Leitura 9: Outra história humana é possível

 


O despertar de tudo, livro de Graeber e Wengrow, foi a minha última leitura de 2023, a mais volumosa e interessante daquele ano.

O livro é "uma nova história da humanidade", como informa o subtítulo, porque se propõe a contá-la de outra maneira e usando como base outras fontes, não mais os pressupostos filosóficos sem base empírica de Hobbes ou Rousseau, mas as descobertas arqueológicas e históricas dos últimos 30 anos, lembrando que o livro foi publicado originalmente em 2020.

Durante uma longa viagem de ônibus feita no final do ano de 2023, e com a leitura do livro ainda "fresca na cabeça", registrei no bloco de notas do celular 26 pontos sobre o que aprendi com este trabalho de Wengrow e Graeber, o resultado é algo como um fichamento e não uma resenha, que, de fato, pretendo escrever no futuro.

1. A história humana não é linear.

2. O esquema evolucionista (clã, tribo...) não corresponde a realidade histórica das sociedades humanas. É apenas um esquema e não uma realidade.

3. Os dados históricos, arqueológicos e etnográficos dos últimos 30 anos desconfirmam as narrativas tradicionais sobre as sociedades humanas, sejam essas narrativas de cariz hobbesiana ou rousseauniana.

4. Essas narrativas sobrevivem nas formas contemporâneas de contar a história da humanidade (Pinsky, Harari) e concluem pela inevitabilidade da criação de uma prisão autoritária e burocrática como o nosso destino.

5. Historiadores e cientistas sociais tendem a projetar a forma Estado, tal como experienciada no século XX, em sociedades que não eram estatais.

6. O Estado é uma forma política recente.

7. Existiram formas políticas igualitárias ao longo da história humana.

8. Essas formas igualitárias são encaradas como desvios, anomalias e por isso não são estudadas como fatos importantes.

9. Não existe inevitabilidade na história das sociedades humanas.

10. Os povos antigos eram criativos e experimentaram diferentes formas de organizar a sociedade.

11. Os pensadores iluministas da Europa foram influenciados pela crítica indígena da sociedade europeia.

12. Essa influência não costuma ser notada e comentada.

13. Os historiadores e cientistas sociais costumam achar boba a afirmação de que Rousseau e outros iluministas se inspiraram na crítica indígena.

14. A agricultura foi praticada, abandonada e retomada ao longo da história humana.

15. De modo que o argumento sobre o estabelecimento da agricultura não leva em conta a alternância entre adesão e afastamento das práticas agrícolas.

16. A combinação de agricultura, urbanidade e complexidade das relações sociais nem sempre levou a adoção de regimes autoritários de governo. Tendo havido sociedades igualitárias que eram agricultoras, urbanas, complexas e geridas por assembleias populares.

17. O Estado moderno é uma combinação de soberania, burocracia e política competitiva (e carismática).

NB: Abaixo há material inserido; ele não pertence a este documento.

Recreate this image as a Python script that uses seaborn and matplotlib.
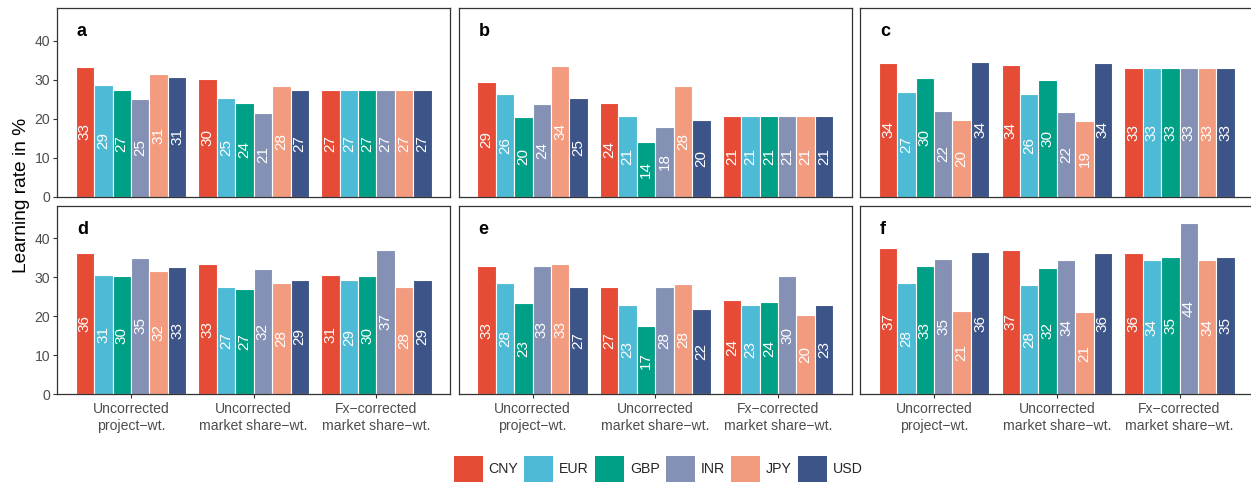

18. Essa combinação moderna não é encontrada na história humana a não ser na modernidade.

19. O que existiu no passado das sociedades humanas foram regimes de governo que possuíam uma ou duas dessas características.

20. Os autores irão chamar regimes de primeira ordem, os que possuíam uma dessas características. Regimes de sugunda ordem, os que possuíam duas dessas características.

21. A essas três "formas elementares de dominação", os autores vão contrapor as três "formas elementares de liberdade".

22. As três formas elementares de liberdade são: a liberdade de ir e vir, a liberdade de desobedecer ordens e a liberdade de reorganizar as relações sociais.

23. A burocracia surgiu para lidar com processos de organização social de pequena escala, tinha uma função igualitária, e uma atenção às particularidades, algo contraintuitivo de se imaginar porque distante de seu atual significado cultural e função política.

24. Evidências arqueológicas indicam que existiu um intenso intercâmbio cultural, político e econômico entre as sociedades indígenas da América do Norte e da Mesoamérica, o que desfaz a imagem dessas sociedades como isoladas e avessas a complexas relações sociais.

25. Processos culturais de cismogênese foram corriqueiros em diversos períodos e lugares.

26. Existe toda uma história não devidamente contada de sociedades ao longo da história humana que foram governadas por mulheres.

Outros pontos interessantes que não tive como anotar durante a viagem, se referem a origem da desigualdade, do Estado, da guerra e da burocracia, sobre as sociedades matriarcais e seu apagamento nos modos de contar a história humana, sobre os reis, nem sempre absolutistas, e sobre o cuidado no desenvolvimento da dominação social.